Rating: ★ ★ ★ ★ 4/5 Stars
Velvet Guitars by e‑instruments (who also produced Desolate Guitars) is a guitar library of almost 35GB that runs on Native Instruments’ Kontakt. Rather than emulating conventional guitar sounds its focus leans more towards cinematic textures by exploring a softer approach to the electric guitar, making it suitable for scoring for picture, ambient music production and sound design. Velvet Guitars requires either the full version of Kontakt or the free Player (8.5.1 or later) and its atmospheric repertoire runs from gentle sustains and reverse swells to bowed strings, shimmers and controlled feedback. It is also fully compatible with Native Instruments’ NKS2.
Offering 25 main presets and 20 FX Chain presets, some of the sounds lean towards the synthetic, others range from melodic, gentle plucks to pads and evolving textures, but all capture the organic quality of the guitar. The presets are arranged as banks: Chords, Specials, Sustains & Mutes and Textures. Where appropriate these incorporate smart mapping with a dynamic response that allows for expressive performance.
Underpinning the factory presets is a library that we are told comprises around 62,000 individual samples, encompassing multiple articulations and utilising bespoke processing chains with dynamic layers to impart a natural sense of movement. The designers say their aim was to use creative processing to add depth and complexity but without compromising clarity. There are plucked sounds here, but you’ll also find guitars played using violin bows, Ebow, coins and toothbrushes, so expect something a bit out of the ordinary.
Despite some unusual playing techniques, the amplification is more conventional. All the guitars were recorded through a pair of vintage amplifiers, using real spring reverbs where appropriate to keep the sound feeling naturally organic.
Velvet Guitars was made using five different guitars: Velvet Guitar is a semi‑hollow instrument, Mellow Baritone is a semi‑acoustic while Shimmer Guitar is described as a ’60s‑style solid‑body offset fitted with a floating vibrato. Semi Hollow was chosen for its rounded, expressive sound while Amped Acoustic uses an acoustic guitar with a magnetic pickup and played through the electric guitar amps. The initial recordings used Shure SM57 dynamic mics and Royer R‑121 ribbon mics, these processed through Rupert Neve Designs Shelford Channels, with each mic being phase‑aligned. Tremolo effects were modelled from the original amplifiers in addition to pedal‑inspired modulation, and include the option of DAW tempo sync.

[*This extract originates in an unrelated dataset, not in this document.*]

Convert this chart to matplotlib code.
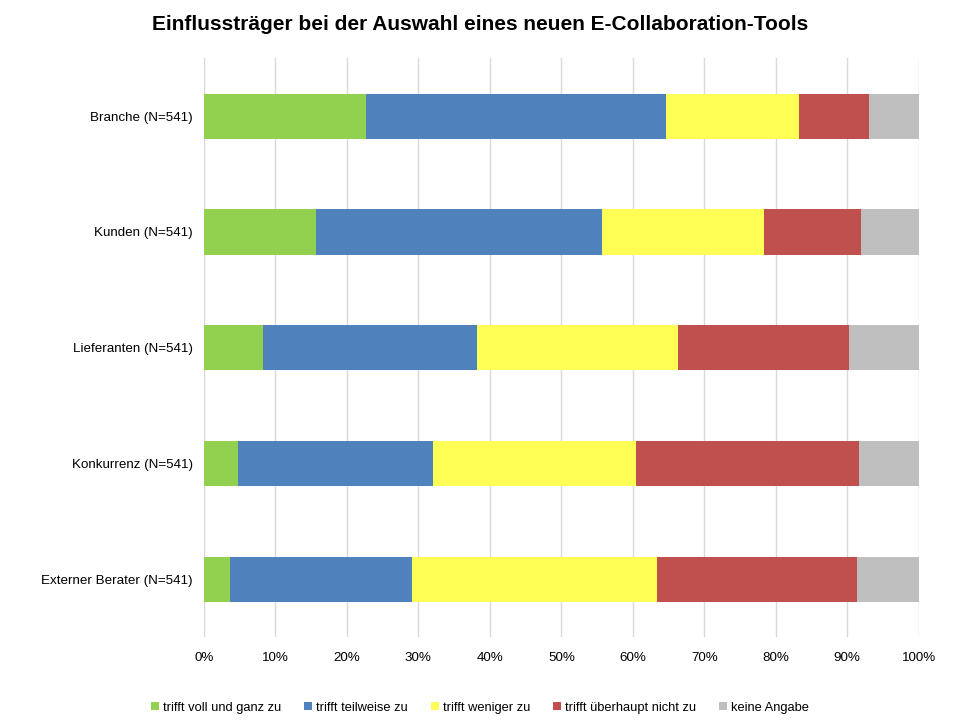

As you’d expect from a Kontakt instrument, the interface provides user controls for tone‑shaping with variable spring reverb, tremolo and a balance fader to mix between two amplifiers. Samples can also be played in reverse. There’s also a set of six FX tabs providing access to things like compression, drive, delay, modulation and more reverb options, so creating complex effects chains is no problem. The mod wheel enables switching or blending between articulations, for example open and muted sustains or major and minor chord variations.
What you’ll find here is all about creating a mood through sound and texture while still feeling expressive and organic.
If you’re looking for an instrument that replicates shred guitar through a cooking valve amplifier, Velvet Guitars most definitely isn’t that. If you need rock or metal guitars there are plenty of other options to explore. What you’ll find here is all about creating a mood through sound and texture while still feeling expressive and organic. You’ll find chords, single notes and textures with plenty of scope for modifying them to your own taste. The range of sounds is correctly described as cinematic, though there’s plenty of scope for weaving the sounds in mainstream pop too.